Reputation: 1083
I've run into a problem, and I hope you guys might know where I'm going wrong.
I'm trying to send and receive information through PHP to my running JAVA program.
The program is the knockknockserver.
The PHP-code im using is this:
$host='127.0.0.1';
$port=4444;
$socket=socket_create(AF_INET, SOCK_STREAM, 0) or die("Could not
create socket \n");
$result=socket_bind($socket, $host, $port) or die("Could not bind to
socket\n");
$result=socket_listen($socket, 3) or die('Could not set up socket
listenern');
$spawn=socket_accept($socket) or die('Could not accept incoming
connection');
$input=socket_read($result, 1024) or die('Could not read input');
socket_close($spawn);
socket_close($socket);
I just grabbed from the net.
Ideally the interaction would be that I connect to the port 4444
, then the Java server responds knock knock!
.
The problem I'm having is that, if i run Java server first the PHP script fails to bind the socket (I'm guessing since it's already in use).
And sometimes the socket_accept just makes my browser jam, so I have to entirely restart it to get it working again.
What I'm really trying to do is learn how to communicate through ports, I've been trying to read, but I just don't understand why I cannot connect and accept communication through an already open port.
Upvotes: 0
Views: 93
Reputation: 34313
The PHP code you are quoting is also for a server.

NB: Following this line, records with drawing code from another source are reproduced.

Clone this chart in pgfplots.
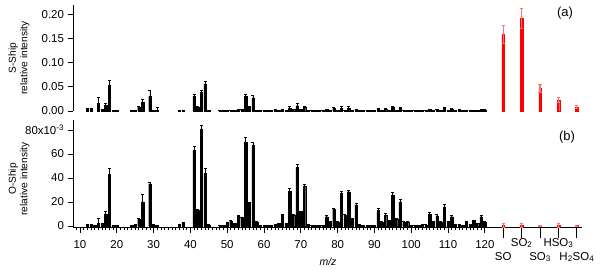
\documentclass[border=0pt]{standalone}
\usepackage{fontspec}
\setmainfont{Liberation Sans}
\usepackage{pgfplots}
\pgfplotsset{compat=1.18}
\usepackage{pgfplotstable}

\pgfplotstableread{
mz v e
12 0.004 0.001
13 0.004 0.001
15 0.016 0.012
16 0.003 0
17 0.012 0.004
18 0.054 0.009
19 0.001 0
20 0.001 0
24 0.001 0
25 0.002 0
26 0.008 0.002
27 0.019 0.006
29 0.030 0.012
30 0.001 0
31 0.001 0.007
37 0.002 0
38 0.002 0
41 0.030 0.005
42 0.008 0.001
43 0.039 0.004
44 0.056 0.006
45 0.001 0
48 0.002 0
49 0.002 0
50 0.002 0
51 0.002 0
52 0.002 0
53 0.004 0
54 0.003 0
55 0.030 0.005
56 0.008 0.001
57 0.026 0.006
58 0.002 0
59 0.001 0
60 0.002 0
61 0.001 0
62 0.002 0
63 0.003 0
64 0.002 0
65 0.003 0.001
66 0.001 0
67 0.006 0.003
68 0.003 0
69 0.011 0.005
70 0.003 0
71 0.007 0.003
72 0.001 0
73 0.001 0
74 0.001 0
75 0.001 0
76 0.001 0
77 0.003 0.001
78 0.001 0
79 0.005 0.003
80 0.002 0
81 0.006 0.003
82 0.002 0
83 0.006 0.003
84 0.002 0
85 0.003 0.001
86 0.001 0
87 0.001 0
88 0.001 0
89 0.001 0
90 0.001 0
91 0.004 0.001
92 0.002 0
93 0.004 0.001
94 0.002 0
95 0.007 0.003
96 0.002 0
97 0.005 0.003
98 0.001 0
99 0.001 0
100 0.001 0
101 0.001 0
102 0.001 0
103 0.001 0
104 0.001 0
105 0.003 0.001
106 0.001 0
107 0.003 0.001
108 0.002 0
109 0.005 0.002
110 0.002 0
111 0.004 0.001
112 0.001 0
113 0.002 0.001
114 0.001 0
115 0.001 0
116 0.001 0
117 0.002 0
118 0.001 0
119 0.002 0.001
120 0.002 0.001
}\sship

\pgfplotstableread{
mz v e
125 0.158 0.019
130 0.191 0.020
135 0.047 0.008
140 0.023 0.005
145 0.008 0.003
}\sred

\pgfplotstableread{
mz v e
12 1.0 0.5
13 1.0 0.5
14 0.4 0
15 2.0 4.0
16 2.0 0.5
17 10 2
18 43 5
19 0.8 0
20 0.8 0
24 0.5 0
25 1.0 0
26 5.5 0.8
27 20 6
29 35 1.5
30 1.0 0
31 0.8 0
37 1.2 0.5
38 2.5 0.8
41 63 3.5
42 13 0.5
43 81 2.5
44 44 4
45 1.0 0
48 0.3 0
49 0.3 0
50 2.5 0.5
51 4.0 0.5
52 2.0 0
53 8.6 0.5
54 7.5 0
55 70 3.5
56 19.5 0.5
57 67 3
58 3.5 0.5
59 0.3 0
60 0.3 0
61 0.3 0
62 0.5 0
63 1.0 0
64 2.0 0.5
65 9 1
66 2 0.5
67 29 2
68 9 0.5
69 49 2.5
70 12 0.5
71 33 2
72 1.5 0
73 0.5 0
74 0.5 0
75 0.5 0
76 0.5 0
77 7.7 1
78 3 0.5
79 14 1
80 3.5 0.5
81 27 2
82 9 0.5
83 28.6 1.5
84 6 0.5
85 17.5 1
86 1 0
87 0.5 0
88 0.3 0
89 0.5 0
90 0.3 0
91 12.8 1.5
92 3 0.5
93 9 1.5
94 4 0.5
95 26 2
96 5.5 0.5
97 20 2
98 3 0.5
99 3 0.5
100 0.5 0
101 0.5 0
102 0.5 0
103 1 0
104 1 0
105 9.7 1.5
106 3 0.5
107 8.6 1
108 3 0.5
109 16 2
110 3 0.5
111 7.7 1
112 1.5 0
113 1.5 0
114 0.5 0
115 3.5 0.5
116 1.5 0
117 4.5 0.5
118 2 0.5
119 7.7 1
120 3 0.5
}\oship

\pgfplotstableread{
mz v e
125 0.5 1.5
130 0.5 1.5
135 0.3 0.3
140 0.5 1.5
145 0.3 0.3
}\ored

\begin{document}
\begin{tikzpicture}
\useasboundingbox (0,0) rectangle (600bp,270bp);
\pgfplotsset{
  common/.style={
    scale only axis, width=509bp, xmin=8.1, xmax=146.4, clip=false,
    axis line style={-, line width=0.8bp, black},
    tick style={black, line width=0.8bp},
    tick align=outside, major tick length=5.5bp, minor tick length=3bp,
    tick label style={font=\fontsize{11.5}{12}\selectfont},
    /pgf/number format/assume math mode=true,
  },
  blackbars/.style={ybar, bar width=0.65, bar shift=0pt, fill=black, draw=black, line width=0.3bp,
    error bars/.cd, y dir=plus, y explicit,
    error bar style={line width=0.7bp, black},
    error mark options={rotate=90, mark size=1.5bp, line width=0.7bp, black}},
  redbars/.style={ybar, bar width=0.7, bar shift=0pt, fill=red, draw=red, line width=0.3bp,
    error bars/.cd, y dir=both, y explicit,
    error bar style={line width=1.1bp, red!55},
    error mark options={rotate=90, mark size=1.6bp, line width=0.8bp, red!55}},
}
\begin{axis}[common, at={(73bp,159bp)}, height=106bp,
  ymin=0, ymax=0.219, axis x line=none, axis y line*=left,
  ytick={0,0.05,0.1,0.15,0.2},
  yticklabel style={/pgf/number format/.cd, fixed, fixed zerofill, precision=2}]
\addplot[blackbars] table[x=mz, y=v, y error=e] {\sship};
\addplot[redbars] table[x=mz, y=v, y error=e] {\sred};
\end{axis}
\begin{axis}[common, at={(73bp,42.7bp)}, height=107.3bp,
  ymin=-1.1, ymax=88.3, axis x line*=bottom, axis y line*=left,
  ytick={0,20,40,60,80}, yticklabels={0,20,40,60,80x10\textsuperscript{-3}},
  xtick={10,20,...,120}, minor xtick={9,...,120},
  xticklabel style={yshift=-4bp},
  extra x ticks={125,130,135,140,145}, extra x tick labels={},
  extra x tick style={major tick length=11bp}]
\addplot[blackbars] table[x=mz, y=v, y error=e] {\oship};
\addplot[redbars] table[x=mz, y=v, y error=e] {\ored};
\begin{scope}[font=\fontsize{11.5}{12}\selectfont]
\node at (axis cs:125,-25.8) {SO};
\node at (axis cs:130,-14.2) {SO\textsubscript{2}};
\node at (axis cs:135,-25.8) {SO\textsubscript{3}};
\node at (axis cs:140,-14.2) {HSO\textsubscript{3}};
\node at (axis cs:145,-25.8) {H\textsubscript{2}SO\textsubscript{4}};
\end{scope}
\end{axis}
\node[rotate=90, align=center, font=\fontsize{10.2}{11.5}\selectfont] at (19bp,212bp) {S-Ship\\relative intensity};
\node[rotate=90, align=center, font=\fontsize{10.2}{11.5}\selectfont] at (19bp,91bp) {O-Ship\\relative intensity};
\node[font=\fontsize{13}{14}\selectfont] at (565bp,257bp) {(a)};
\node[font=\fontsize{13}{14}\selectfont] at (567bp,133bp) {(b)};
\node[font=\fontsize{10.5}{12}\selectfont] at (328bp,8bp) {\textit{m/z}};
\end{tikzpicture}
\end{document}
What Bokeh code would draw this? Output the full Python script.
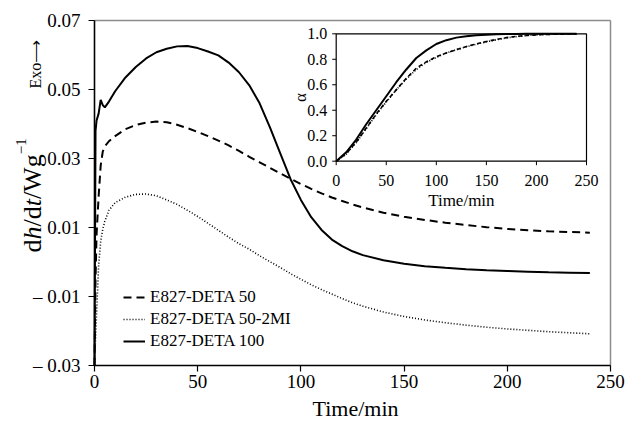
import math
from bokeh.plotting import figure
from bokeh.models import Range1d, FixedTicker, Label
from bokeh.embed import file_html
from bokeh.resources import INLINE

FONT = "Liberation Serif"

# ---------------- data ----------------
time_min = [0, 0.5, 1, 2, 3, 4, 5, 7, 10, 15, 20, 25, 30, 35, 40, 45, 50, 55, 60,
            65, 70, 75, 80, 85, 90, 95, 100, 105, 110, 115, 120, 125, 130, 140,
            150, 160, 170, 180, 190, 200, 210, 220, 230, 240]

deta50 = [-0.030, -0.005, 0.008, 0.019, 0.028, 0.032, 0.0335, 0.0350, 0.0365, 0.0385,
          0.0397, 0.0404, 0.0407, 0.0405, 0.0398, 0.0388, 0.0377, 0.0365, 0.0352,
          0.0338, 0.0322, 0.0305, 0.0289, 0.0273, 0.0257, 0.0241, 0.0226, 0.0212,
          0.0199, 0.0187, 0.0177, 0.0167, 0.0158, 0.0143, 0.0131, 0.0122, 0.0114,
          0.0107, 0.0101, 0.0096, 0.0092, 0.0089, 0.0087, 0.0085]

deta50_2mi = [-0.030, -0.022, -0.015, -0.001, 0.006, 0.0095, 0.0118, 0.0150, 0.0172,
              0.0188, 0.0196, 0.0197, 0.0192, 0.0180, 0.0167, 0.0150, 0.0132, 0.0112,
              0.0092, 0.0072, 0.0053, 0.0037, 0.0018, 0.0001, -0.0016, -0.0034,
              -0.0050, -0.0066, -0.0080, -0.0093, -0.0106, -0.0118, -0.0128, -0.0145,
              -0.0158, -0.0168, -0.0176, -0.0183, -0.0189, -0.0194, -0.0198, -0.0202,
              -0.0205, -0.0208]

deta100 = [-0.030, 0.038, 0.041, 0.043, 0.047, 0.0455, 0.0448, 0.0465, 0.0495, 0.0535,
           0.0565, 0.0590, 0.0608, 0.0618, 0.0625, 0.0626, 0.0620, 0.0610, 0.0599,
           0.0578, 0.0550, 0.0512, 0.0460, 0.0390, 0.0315, 0.0240, 0.0180, 0.0130,
           0.0093, 0.0065, 0.0046, 0.0031, 0.0020, 0.0005, -0.0005, -0.0012, -0.0017,
           -0.0021, -0.0024, -0.0026, -0.0028, -0.0030, -0.0031, -0.0032]

# inset: degree of cure alpha
inset_time = [0, 10, 20, 30, 40, 50, 60, 70, 80, 90, 100, 110, 120, 130, 140, 150,
              160, 170, 180, 190, 200, 210, 220, 230, 240]
alpha_deta50 = [0, 0.06, 0.15, 0.26, 0.37, 0.47, 0.56, 0.65, 0.73, 0.78, 0.82, 0.85,
                0.875, 0.90, 0.92, 0.94, 0.955, 0.97, 0.98, 0.987, 0.992, 0.995,
                0.997, 0.998, 0.999]
alpha_deta50_2mi = [0, 0.055, 0.145, 0.255, 0.365, 0.465, 0.56, 0.645, 0.72, 0.775,
                    0.815, 0.85, 0.875, 0.898, 0.918, 0.937, 0.953, 0.967, 0.978,
                    0.986, 0.991, 0.995, 0.997, 0.998, 0.999]
alpha_deta100 = [0, 0.07, 0.17, 0.29, 0.40, 0.51, 0.62, 0.72, 0.81, 0.87, 0.92, 0.95,
                 0.97, 0.98, 0.988, 0.993, 0.996, 0.998, 0.999, 1.0, 1.0, 1.0, 1.0,
                 1.0, 1.0]

x_ticks = [0, 50, 100, 150, 200, 250]
x_tick_labels = ["0", "50", "100", "150", "200", "250"]
y_ticks = [-0.03, -0.01, 0.01, 0.03, 0.05, 0.07]
y_tick_labels = ["\u2013 0.03", "\u2013 0.01", "0.01", "0.03", "0.05", "0.07"]
inset_y_ticks = [0.0, 0.2, 0.4, 0.6, 0.8, 1.0]
inset_y_tick_labels = ["0.0", "0.2", "0.4", "0.6", "0.8", "1.0"]
legend_labels = ["E827-DETA 50", "E827-DETA 50-2MI", "E827-DETA 100"]
x_title = "Time/min"

# ---------------- geometry (px) ----------------
W, H = 628, 423
AL, AR, AT, AB = 94.0, 610.0, 20.0, 365.0     # where the axes box sits on the page
X0, X1 = 0.0, 250.0
Y0, Y1 = -0.03, 0.07
sx = (X1 - X0) / (AR - AL)          # data units per px
sy = (Y1 - Y0) / (AB - AT)

def xd(px):
    return X0 + (px - AL) * sx

def yd(py):
    return Y0 + (AB - py) * sy

# the plot frame covers the whole canvas; axes are pinned at x=0 / y=-0.03
p = figure(width=W, height=H, output_backend="svg", toolbar_location=None,
           x_range=Range1d(xd(0), xd(W)), y_range=Range1d(yd(H), yd(0)),
           min_border=0, min_border_left=0, min_border_right=0,
           min_border_top=0, min_border_bottom=0)
p.outline_line_color = None
p.grid.visible = False
p.background_fill_color = "white"
p.border_fill_color = "white"

# gray box edges (top and right) of the main plot area
p.segment(x0=[X0, X1], y0=[Y1, Y0], x1=[X1, X1], y1=[Y1, Y1],
          line_color="#8c8c8c", line_width=1.5)

p.line(time_min, deta50, line_color="black", line_width=2, line_dash="8 5",
       legend_label=legend_labels[0])
p.line(time_min, deta50_2mi, line_color="black", line_width=1.6, line_dash="1 2",
       legend_label=legend_labels[1])
p.line(time_min, deta100, line_color="black", line_width=2,
       legend_label=legend_labels[2])

for ax in (p.xaxis[0], p.yaxis[0]):
    ax.axis_line_color = "black"
    ax.axis_line_width = 1.6
    ax.major_tick_line_color = "black"
    ax.major_tick_line_width = 1.2
    ax.major_tick_out = 6
    ax.major_tick_in = 0
    ax.minor_tick_out = 0
    ax.minor_tick_in = 0
    ax.major_label_text_font = FONT
    ax.major_label_text_font_size = "19px"
    ax.major_label_text_color = "black"

p.xaxis.fixed_location = Y0
p.xaxis.bounds = (X0, X1)
p.xaxis.ticker = FixedTicker(ticks=x_ticks)
p.xaxis.major_label_standoff = 3

p.yaxis.fixed_location = X0
p.yaxis.bounds = (Y0, Y1)
p.yaxis.ticker = FixedTicker(ticks=y_ticks)
p.yaxis.major_label_overrides = {v: s for v, s in zip(y_ticks, y_tick_labels)}
p.yaxis.major_label_standoff = 8

# x-axis title
p.add_layout(Label(x=(X0 + X1) / 2 + xd(355) - xd(352), y=yd(408), text=x_title,
                   text_font=FONT, text_font_size="22px", text_align="center",
                   text_baseline="middle", text_color="black"))

# y-axis title pieces (rotated), italic h and t
pieces = [("d", "normal", 13.0), ("h", "italic", 13.0), ("/d", "normal", 20.2),
          ("t", "italic", 7.2), ("/Wg", "normal", 44.8)]
pos = 252.0
for txt, style, w in pieces:
    p.add_layout(Label(x=xd(32), y=yd(pos), text=txt, angle=math.pi / 2,
                       text_font=FONT, text_font_size="26px", text_font_style=style,
                       text_align="left", text_baseline="alphabetic",
                       text_color="black"))
    pos -= w
p.add_layout(Label(x=xd(20), y=yd(pos), text="\u22121", angle=math.pi / 2,
                   text_font=FONT, text_font_size="15px", text_align="left",
                   text_baseline="alphabetic", text_color="black"))
p.add_layout(Label(x=xd(35), y=yd(88), text="Exo\u27f6", angle=math.pi / 2,
                   text_font=FONT, text_font_size="16px", text_align="left",
                   text_baseline="alphabetic", text_color="black"))

lg = p.legend[0]
lg.location = (123, 72)
lg.label_text_font = FONT
lg.label_text_font_size = "17px"
lg.label_text_color = "black"
lg.glyph_width = 22
lg.glyph_height = 20
lg.label_height = 20
lg.label_standoff = 5
lg.spacing = 2
lg.padding = 0
lg.margin = 0
lg.border_line_alpha = 0
lg.background_fill_alpha = 0

# ---------------- inset drawn on its own ranges ----------------
IL, IR, IT, IB = 335.7, 586.0, 33.3, 160.7   # inset box edges (px)
kx = (IR - IL) / 250.0
ky = (IB - IT) / 1.0
p.extra_x_ranges = {"ix": Range1d(-IL / kx, 250 + (W - IR) / kx)}
p.extra_y_ranges = {"iy": Range1d(-(H - IB) / ky, 1 + IT / ky)}
R = dict(x_range_name="ix", y_range_name="iy")

p.quad(left=[0], right=[250], bottom=[0], top=[1], fill_color="white",
       line_color="black", line_width=1.2, **R)
p.line(inset_time, alpha_deta50, line_color="black", line_width=1.6, line_dash="4 3", **R)
p.line(inset_time, alpha_deta50_2mi, line_color="black", line_width=1.6, line_dash="1 2", **R)
p.line(inset_time, alpha_deta100, line_color="black", line_width=2, **R)

p.ray(x=x_ticks, y=[0] * len(x_ticks), length=4, length_units="screen",
      angle=-math.pi / 2, line_color="black", line_width=1, **R)
p.ray(x=[0] * len(inset_y_ticks), y=inset_y_ticks, length=4, length_units="screen",
      angle=math.pi, line_color="black", line_width=1, **R)
p.text(x=x_ticks, y=[0] * len(x_ticks), text=x_tick_labels, y_offset=19,
       text_align="center", text_baseline="middle", text_font="Liberation Serif",
       text_font_size="16px", text_color="black", **R)
p.text(x=[0] * len(inset_y_ticks), y=inset_y_ticks, text=inset_y_tick_labels,
       x_offset=-9, text_align="right", text_baseline="middle",
       text_font="Liberation Serif", text_font_size="16px", text_color="black", **R)
p.text(x=[125], y=[0], text=[x_title], y_offset=39, text_align="center",
       text_baseline="middle", text_font="Liberation Serif", text_font_size="17px",
       text_color="black", **R)
p.text(x=[0], y=[0.5], text=["\u03b1"], x_offset=-36, angle=math.pi / 2,
       text_align="center", text_baseline="middle", text_font="Liberation Serif",
       text_font_size="17px", text_color="black", **R)

open("out.html", "w").write(file_html(p, INLINE))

A TCP connection has a server side and a client side. You can't magically make to servers 'talk' to eachother.
You are using socket_bind
, a PHP function to bind the server socket to a local port and start waiting for incoming connections. You want to use socket_connect($socket, $address, $service_port)
instead to connect a client socket to another, already running server (in your case the Java Server).